« Conjoncture sombre et incertaine », tels sont les termes choisis par le FMI pour qualifier les perspectives de croissance mondiale. Six mois de guerre en Ukraine et toujours pas de semblant de sortie de crise en vue dans ce dossier. Canicules généralisées, feux de forêts et des millions d’hectares cumulés ravagés par les flammes et des victimes humaines à déplorer. Relèvement des taux directeurs des banques centrales face à une inflation et des dettes publiques qui explosent. Crise politique en Italie où l’extrême droite est aux portes du pouvoir.
Rien ne présage que la situation s’améliore à l’international dans les mois à venir alors que le monde peine à juguler les conséquences économiques et sociales de la pandémie de la Covid-19. Ce climat chargé en négativité et en inquiétudes, avec des populations partout dans le monde qui souffrent de ces crises multiformes, est le terreau privilégié des populismes de tout bord et des adeptes de la poudre de perlimpinpin.
Parce que lister les problèmes, pointer du doigt les responsables, haranguer les foules, exploiter les vulnérabilités des plus démunis, en somme mettre de l’huile sur le feu, est désormais à la portée de tous les commentateurs de la vie publique.
Le Maroc ne déroge pas à la règle, loin s’en faut. Notre pays, bien qu’adoré de tous ces concitoyens, n’est ni membre de l’Europe, ni du G8 ou d’aucun autre G d’ailleurs. Pays en voie de développement, il dispose de moyens limités et subit de plein fouet les effets externes de son ouverture économique et commerciale au reste du monde.

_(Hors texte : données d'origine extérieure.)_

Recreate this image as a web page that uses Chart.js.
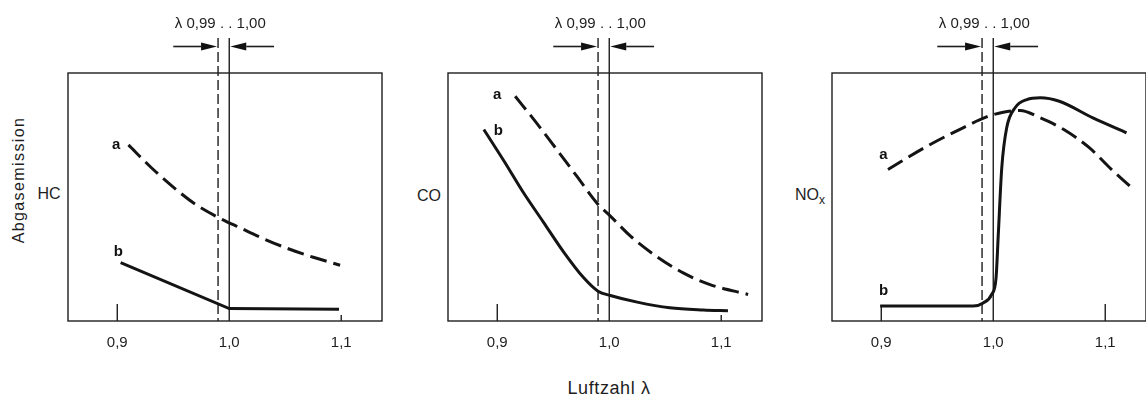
<!DOCTYPE html>
<html>
<head>
<meta charset="utf-8">
<script src="https://cdn.jsdelivr.net/npm/chart.js@4.4.0/dist/chart.umd.min.js"></script>
<style>
  html, body { margin: 0; padding: 0; background: #fff; }
  body { width: 1146px; height: 399px; position: relative; overflow: hidden;
         font-family: "Liberation Sans", Arial, sans-serif; color: #1e1e1e; }
  canvas { position: absolute; top: 0; }
  .lbl { position: absolute; transform: translate(-50%, -50%); white-space: nowrap; }
</style>
</head>
<body>
<div class="lbl" style="left:19px;top:180px;transform:translate(-50%,-50%) rotate(-90deg);font-size:16px;letter-spacing:1.4px;">Abgasemission</div>
<div class="lbl" style="left:49px;top:194px;font-size:16px;">HC</div>
<div class="lbl" style="left:429px;top:196px;font-size:16px;">CO</div>
<div class="lbl" style="left:810px;top:195px;font-size:16px;">NO<span style="font-size:12px;position:relative;top:4px;">x</span></div>
<div class="lbl" style="left:609px;top:388px;font-size:18px;letter-spacing:0.6px;">Luftzahl λ</div>
<canvas id="pHC"></canvas>
<canvas id="pCO"></canvas>
<canvas id="pNOx"></canvas>
<script>
// Lambda axis ticks and the lambda window 0,99 .. 1,00
const LAMBDA_TICKS = [0.9, 1.0, 1.1];
const LAMBDA_WINDOW = [0.99, 1.00];

// HC: a = without catalyst (dashed), b = with catalyst (solid)
const hcA_x = [0.910, 0.930, 0.950, 0.970, 0.990, 1.010, 1.030, 1.050, 1.075, 1.099];
const hcA_y = [71.0, 62.0, 54.0, 47.0, 41.8, 37.5, 33.3, 29.6, 25.7, 22.5];
const hcB_x = [0.903, 1.000, 1.098];
const hcB_y = [23.5, 5.0, 4.7];

// CO
const coA_x = [0.916, 0.935, 0.953, 0.971, 0.990, 1.001, 1.019, 1.042, 1.066, 1.090, 1.124];
const coA_y = [90.6, 79.9, 69.2, 58.4, 47.0, 42.3, 34.2, 26.1, 19.4, 14.7, 10.7];
const coB_x = [0.888, 0.906, 0.923, 0.941, 0.959, 0.977, 0.990, 1.001, 1.025, 1.054, 1.084, 1.106];
const coB_y = [77.2, 64.5, 52.0, 40.0, 28.0, 17.5, 12.0, 10.3, 7.6, 5.3, 4.4, 4.1];

// NOx
const noxA_x = [0.906, 0.941, 0.973, 0.994, 1.009, 1.024, 1.042, 1.063, 1.086, 1.104, 1.122];
const noxA_y = [61.1, 70.5, 77.9, 82.3, 84.2, 84.9, 81.9, 77.2, 69.8, 61.8, 54.4];
const noxB_x = [0.899, 0.982, 0.991, 0.9986, 1.0025, 1.0045, 1.0076, 1.012, 1.0195, 1.030, 1.042, 1.059, 1.089, 1.119];
const noxB_y = [6.0, 6.0, 7.3, 10.7, 17.4, 34.9, 61.8, 77.9, 86.0, 89.3, 90.0, 88.6, 81.9, 75.9];

const X_MIN = 0.856, X_MAX = 1.1364;
const INK = '#141414';

const panels = [
  { id: 'pHC',  boxLeft: 68,  a: [hcA_x, hcA_y],   b: [hcB_x, hcB_y],   bStraight: true,
    labelA: [0.899, 71.2], labelB: [0.901, 28.0], tickLen: [17, 6] },
  { id: 'pCO',  boxLeft: 448, a: [coA_x, coA_y],   b: [coB_x, coB_y],   bStraight: false,
    labelA: [0.900, 91.0], labelB: [0.901, 76.5], tickLen: [17, 6] },
  { id: 'pNOx', boxLeft: 832, a: [noxA_x, noxA_y], b: [noxB_x, noxB_y], bStraight: false,
    labelA: [0.902, 67.1], labelB: [0.902, 12.0], tickLen: [16, 17] }
];

const fmt = (v, d) => v.toFixed(d).replace('.', ',');
const pts = (xs, ys) => xs.map((x, i) => ({ x: x, y: ys[i] }));

function arrow(ctx, fromX, toX, y) {
  const dir = Math.sign(toX - fromX);
  const headLen = 16, headHalf = 4;
  ctx.beginPath();
  ctx.moveTo(fromX, y);
  ctx.lineTo(toX - dir * headLen, y);
  ctx.stroke();
  ctx.beginPath();
  ctx.moveTo(toX, y);
  ctx.lineTo(toX - dir * headLen, y - headHalf);
  ctx.lineTo(toX - dir * headLen, y + headHalf);
  ctx.closePath();
  ctx.fill();
}

// Frame, lambda window markers, inner ticks and curve letters
const decor = {
  id: 'decor',
  beforeDatasetsDraw(chart, args, opts) {
    const { ctx, chartArea: { left, right, top, bottom }, scales: { x } } = chart;
    ctx.save();
    ctx.strokeStyle = '#1e1e1e';
    ctx.fillStyle = '#111';
    ctx.lineWidth = 1.4;
    ctx.strokeRect(left, top, right - left, bottom - top);

    const x0 = x.getPixelForValue(LAMBDA_WINDOW[0]);
    const x1 = x.getPixelForValue(LAMBDA_WINDOW[1]);
    ctx.setLineDash([10, 4]);
    ctx.beginPath(); ctx.moveTo(x0, 38); ctx.lineTo(x0, bottom); ctx.stroke();
    ctx.setLineDash([]);
    ctx.beginPath(); ctx.moveTo(x1, 38); ctx.lineTo(x1, bottom); ctx.stroke();

    // ticks pointing into the plot
    LAMBDA_TICKS.forEach((v, i) => {
      const len = opts.tickLen[i === 0 ? 0 : 1];
      if (v === 1.0) return;
      const px = x.getPixelForValue(v);
      ctx.beginPath(); ctx.moveTo(px, bottom); ctx.lineTo(px, bottom - len); ctx.stroke();
    });

    // arrows closing in on the window
    ctx.lineWidth = 1.6;
    arrow(ctx, x.getPixelForValue(0.95), x0 - 1, 46.5);
    arrow(ctx, x.getPixelForValue(1.04), x1 + 1, 46.5);

    ctx.fillStyle = '#1e1e1e';
    ctx.font = '15px "Liberation Sans", Arial, sans-serif';
    ctx.textAlign = 'center';
    ctx.textBaseline = 'middle';
    ctx.fillText('λ ' + fmt(LAMBDA_WINDOW[0], 2) + ' . . ' + fmt(LAMBDA_WINDOW[1], 2),
                 x.getPixelForValue(0.992), 24);
    ctx.restore();
  },
  afterDatasetsDraw(chart, args, opts) {
    const { ctx, scales: { x, y } } = chart;
    ctx.save();
    ctx.fillStyle = '#111';
    ctx.font = 'bold 15px "Liberation Sans", Arial, sans-serif';
    ctx.textAlign = 'center';
    ctx.textBaseline = 'middle';
    ctx.fillText('a', x.getPixelForValue(opts.labelA[0]), y.getPixelForValue(opts.labelA[1]));
    ctx.fillText('b', x.getPixelForValue(opts.labelB[0]), y.getPixelForValue(opts.labelB[1]));
    ctx.restore();
  }
};

panels.forEach(p => {
  const cv = document.getElementById(p.id);
  const margin = 8, boxW = 314;
  cv.width = boxW + 2 * margin;
  cv.height = 399;
  cv.style.left = (p.boxLeft - margin) + 'px';
  cv.style.width = cv.width + 'px';
  cv.style.height = cv.height + 'px';

  new Chart(cv, {
    type: 'line',
    data: {
      datasets: [
        { label: 'a', data: pts(p.a[0], p.a[1]), borderColor: INK, borderWidth: 3,
          borderDash: [17, 7], pointRadius: 0, fill: false, cubicInterpolationMode: 'monotone' },
        { label: 'b', data: pts(p.b[0], p.b[1]), borderColor: INK, borderWidth: 3,
          pointRadius: 0, fill: false,
          cubicInterpolationMode: p.bStraight ? 'default' : 'monotone', tension: 0 }
      ]
    },
    options: {
      responsive: false,
      animation: false,
      devicePixelRatio: 1,
      layout: { padding: { left: margin, right: margin, top: 73, bottom: 38 } },
      plugins: {
        legend: { display: false },
        tooltip: { enabled: false },
        decor: { tickLen: p.tickLen, labelA: p.labelA, labelB: p.labelB }
      },
      scales: {
        x: {
          type: 'linear', min: X_MIN, max: X_MAX,
          grid: { display: false, drawTicks: false },
          border: { display: false },
          afterBuildTicks: s => { s.ticks = LAMBDA_TICKS.map(v => ({ value: v })); },
          afterFit: s => { s.height = 40; },
          ticks: {
            padding: 13, color: '#1e1e1e',
            font: { family: '"Liberation Sans", Arial, sans-serif', size: 15 },
            callback: v => fmt(v, 1)
          }
        },
        y: { type: 'linear', min: 0, max: 100, display: false }
      }
    },
    plugins: [decor]
  });
});
</script>
</body>
</html>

Alors, bien sûr, ce n’est pas parce que la situation est catastrophique partout ailleurs que les Marocains doivent accepter avec résignation leur sort, face par exemple à l’augmentation vertigineuse et intenable du prix des hydrocarbures à la pompe.
Mais, pour autant, il apparait clairement qu’un certain manque de responsabilité et d’effort collectif nous fasse défaut. Les attaques musclées, coordonnées et anonymisées contre le gouvernement, pourtant démocratiquement élu et très récemment, sont certainement légitimes sur le fond, mais elles sont fortement entachées par la forme qui les décrédibilise. Quelle alternative propose-t-on réellement à nos compatriotes ? Où sont ce parti politique et ces hommes et femmes providentiels qui pourraient sauver le pays et qu’on empêche ? Pourquoi ne sommes-nous pas capables d’avoir un débat démocratique constructif sur la base des acquis que nous avons et qui ont pourtant été durement atteints ? Avons-nous à ce point la mémoire courte pour ne pas se rappeler des Printemps arabes, du 20 février, de la Constitution de 2011, du Hirak du Nord et de 10 années aux mains d’un parti qui a éclairé tout le pays d’une lanterne ?
En politique, comme dans de nombreux domaines, la nuance est importante, personne n’est blanc ou noir, et il faut se méfier de tous ceux qui se parent de toutes les vertus. Exploiter la souffrance économique de nos concitoyens en prétendant qu’elle n’est pas adressée par les dirigeants actuels est de la démagogie et de l’irresponsabilité. Cela masque les vrais problèmes, cela empêche de pointer les vraies responsabilités et cela alimente la vindicte publique de manière stérile en attendant qu’autre chose ne focalise son attention.
A l’approche de la Fête du Trône, mais aussi à la veille des célébrations nationales du mois d’août, ce seront encore une fois, certainement les discours royaux qui viendront rappeler aux uns et aux autres leur responsabilité face aux orientations de fond auxquelles notre pays aspire.